La dualité du personnage de Fred n’apparaît que lorsqu’il écrit sa confession. La manifestation de son « moi social », tout comme chez le Narrateur, donne de lui une image peu flatteuse. Son « moi profond » est celui d’un homme qui se débat dans ses propres contradictions. Il aime madame T., mais il la fuit.

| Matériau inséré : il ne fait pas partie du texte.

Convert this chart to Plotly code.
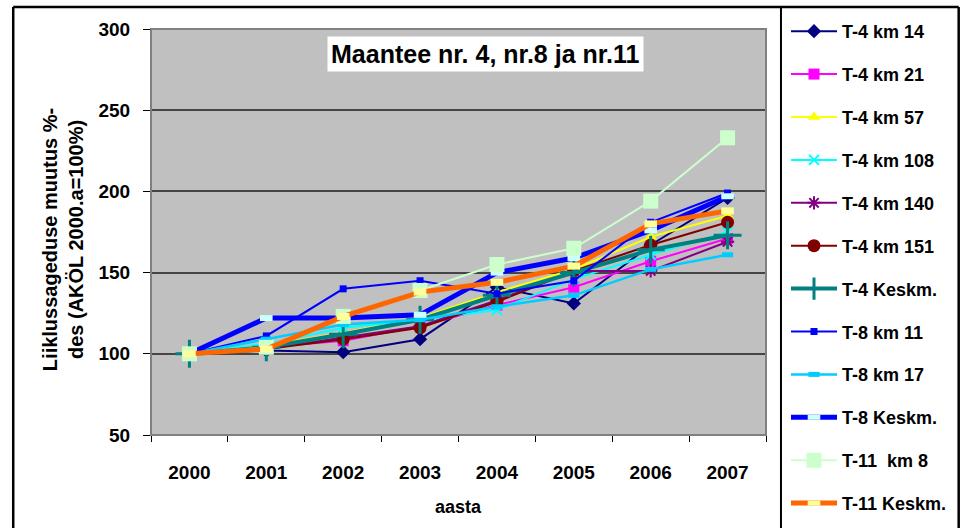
import plotly.graph_objects as go

# ---------------- data ----------------
years = ["2000", "2001", "2002", "2003", "2004", "2005", "2006", "2007"]

t4_km14 = [100, 102, 101, 109, 141, 131, 167, 196]
t4_km21 = [100, 104, 108, 117, 130, 141, 157, 171]
t4_km57 = [100, 105, 113, 122, 138, 152, 172, 185]
t4_km108 = [100, 106, 116, 121, 127, 146, 161, 175]
t4_km140 = [100, 103, 110, 117, 133, 151, 151, 169]
t4_km151 = [100, 103, 109, 116, 132, 151, 167, 181]
t4_keskm = [100, 104, 112, 121, 136, 150, 164, 173]
t8_km11 = [100, 111, 140, 145, 137, 145, 181, 199]
t8_km17 = [100, 109, 118, 121, 129, 136, 152, 161]
t8_keskm = [100, 122, 122, 124, 150, 159, 176, 197]
t11_km8 = [100, 104, 123, 139, 155, 165, 194, 233]
t11_keskm = [100, 103, 123, 138, 144, 154, 180, 188]

series_names = ["T-4 km 14", "T-4 km 21", "T-4 km 57", "T-4 km 108", "T-4 km 140",
                "T-4 km 151", "T-4 Keskm.", "T-8 km 11", "T-8 km 17", "T-8 Keskm.",
                "T-11\u00a0 km 8", "T-11 Keskm."]
series_values = [t4_km14, t4_km21, t4_km57, t4_km108, t4_km140, t4_km151,
                 t4_keskm, t8_km11, t8_km17, t8_keskm, t11_km8, t11_keskm]

title_text = "Maantee nr. 4, nr.8 ja nr.11"
y_title = "Liiklussageduse muutus %-<br>des (AKÖL 2000.a=100%)"
x_title = "aasta"

# ---------------- styles ----------------
styles = [
    dict(lc="#000080", lw=2, sym="diamond", ms=11, mc="#000080", mlw=0),
    dict(lc="#FF00FF", lw=2, sym="square", ms=11, mc="#FF00FF", mlw=0),
    dict(lc="#FFFF00", lw=2, sym="triangle-up", ms=11, mc="#FFFF00", mlw=0),
    dict(lc="#00FFFF", lw=2, sym="x-thin", ms=10, mc="#00FFFF", mlw=2),
    dict(lc="#800080", lw=2, sym="asterisk", ms=11, mc="#800080", mlw=2),
    dict(lc="#800000", lw=2, sym="circle", ms=13, mc="#800000", mlw=0),
    dict(lc="#008080", lw=4, sym="cross-thin", ms=20, mc="#008080", mlw=3),
    dict(lc="#0000FF", lw=2, sym="square", ms=7, mc="#0000FF", mlw=0),
    dict(lc="#00CCFF", lw=2.5, sym="line-ew", ms=8, mc="#00CCFF", mlw=5),
    dict(lc="#0000FF", lw=5, sym="line-ew", ms=9, mc="#CCFFFF", mlw=6),
    dict(lc="#CCFFCC", lw=2, sym="square", ms=15, mc="#CCFFCC", mlw=0),
    dict(lc="#FF6600", lw=5, sym="line-ew", ms=9, mc="#FFFF99", mlw=7),
]

FONT = "Liberation Sans, Arial, sans-serif"
W, H = 963, 528
L, R, T, B = 151, 767, 29, 435  # plot area in px


def px(x):
    return (x - L) / (R - L)


def py(y):
    return (B - y) / (B - T)


fig = go.Figure()
for i, (name, vals, st) in enumerate(zip(series_names, series_values, styles)):
    fig.add_trace(go.Scatter(
        x=years, y=vals, name=name, mode="lines+markers",
        legendgroup=f"g{i}",
        line=dict(color=st["lc"], width=st["lw"]),
        marker=dict(symbol=st["sym"], size=st["ms"], color=st["mc"],
                    line=dict(width=st["mlw"], color=st["mc"])),
    ))


def hline(x0, x1, y, w=2.5, c="black"):
    return dict(type="line", xref="paper", yref="paper", x0=px(x0), x1=px(x1), y0=py(y), y1=py(y),
                line=dict(color=c, width=w), layer="above")


def vline(x, y0, y1, w=2.5, c="black"):
    return dict(type="line", xref="paper", yref="paper", x0=px(x), x1=px(x), y0=py(y0), y1=py(y1),
                line=dict(color=c, width=w), layer="above")


shapes = [
    # outer chart border
    hline(13, 960, 7),
    vline(13, 7, 540),
    vline(960, 7, 540),
    # legend box left border
    vline(782, 7, 540, w=2),
    # plot area border
    dict(type="rect", xref="paper", yref="paper", x0=0, x1=1, y0=0, y1=1,
         line=dict(color="#808080", width=2), fillcolor="rgba(0,0,0,0)", layer="above"),
]

annotations = [
    dict(text=f"<b>{title_text}</b>", xref="paper", yref="paper", x=px(486), y=py(54),
         xanchor="center", yanchor="middle", showarrow=False, bgcolor="white", borderpad=3,
         font=dict(family=FONT, size=25, color="black")),
    dict(text=f"<b>{y_title}</b>", xref="paper", yref="paper", x=px(63), y=py(240),
         xanchor="center", yanchor="middle", showarrow=False, textangle=-90,
         font=dict(family=FONT, size=20, color="black")),
    dict(text=f"<b>{x_title}</b>", xref="paper", yref="paper", x=px(459), y=py(507),
         xanchor="center", yanchor="middle", showarrow=False,
         font=dict(family=FONT, size=18, color="black")),
]

fig.update_layout(
    width=W, height=H,
    margin=dict(l=L, r=W - R, t=T, b=H - B, pad=0),
    paper_bgcolor="white", plot_bgcolor="#C0C0C0",
    font=dict(family=FONT, size=18, color="black"),
    showlegend=True,
    legend=dict(x=px(786), y=py(13), xanchor="left", yanchor="top",
                bgcolor="rgba(0,0,0,0)", borderwidth=0, tracegroupgap=16.5,
                maxheight=600,
                itemwidth=46, font=dict(family=FONT, size=18, color="black", weight="bold")),
    xaxis=dict(type="category", range=[-0.5, 7.5], showline=True, linecolor="black", linewidth=1,
               ticks="outside", tickson="boundaries", ticklen=6, tickcolor="black",
               showgrid=False, ticklabelstandoff=20,
               tickfont=dict(family=FONT, size=19, color="black", weight="bold")),
    yaxis=dict(range=[50, 300], dtick=50, showline=True, linecolor="black", linewidth=1,
               ticks="outside", ticklen=7, tickcolor="black", showgrid=True,
               gridcolor="#454545", gridwidth=1.5, zeroline=False, ticklabelstandoff=9,
               tickfont=dict(family=FONT, size=19, color="black", weight="bold")),
    shapes=shapes, annotations=annotations,
)

fig.write_html("out.html", config={"displayModeBar": False},
               post_script="document.body.style.margin='0';")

On dirait qu’il l’aime plus, absente, que présente. « Les liens entre un être et nous n’existent que dans notre pensée »…nous dit le Narrateur dans La Fugitive, accablé par l’amour pour Albertine ressenti (à ce moment) comme une raison d’être : 

‘« Et j’aurais eu si peur, si on avait été capable de le faire, qu’on m’ôtât ce besoin d’elle, cet amour d’elle, que je me persuadais qu’il était précieux pour ma vie. » (L. F., p.450).’

D’innombrables d’autres points communs comme, par exemple, le refus de la vulgarité, devraient rapprocher les deux protagonistes formant ce couple exemplaire qui habite le livre de Madame T.. On se souvient du dégoût quasi physique de madame T. pour le trop insistant D., vulgaire dans le ton comme dans l’intention, qui pose des questions stupides, signe qu’il ne « fonctionne » plus, « tel un appareil détraqué » et qui ne comprend surtout pas que cette femme protège une zone où elle voudrait « être inaccessible aux autres, à tout le monde… » (M.T.p.32)

Pendant un essai de pilotage, Fred aperçoit, tout à fait à l’écart de sa famille et des autres proches, dans une voiture, la silhouette de Madame T. venue, malgré leur brouille, assister à l’événement ; après l’envol que le narrateur évoque d’une manière qui fait penser à Antoine de Saint-Exupéry, le pilote remarque qu’à travers la plaine, court derrière son avion « comme un roquet derrière une automobile » la voiture de madame T.

‘« Je la reconnais et cela me donne un frisson qui s’ajoute à celui qui me cause l’air froid… A partir de ce moment, je vais être seul entre ciel, la terre et l’eau comme la colombe qui a survolé le monde après le déluge. Jour et nuit. La solidarité qui s’est établie entre cette femme et moi est comme l’envol de deux âmes dans l’infini » (M.T.p 280-281).’

L’impression d’authentique, d’originel, est suggérée par l’image du monde après le déluge ou de la formule (exagérée ailleurs, mais pas chez Camil !) de ces deux âmes dans l’infini. Se dégage ici un sentiment proche de celui, vertigineux, que procure parfois la lecture de la Recherche, lorsque le Narrateur réalise des associations de l’être profond avec les Autres tout comme avec l’essence des choses. On remarquera que la communion, « la solidarité », que l’on pourrait convertir en communication se fait à distance et non pas dans la proximité des protagonistes.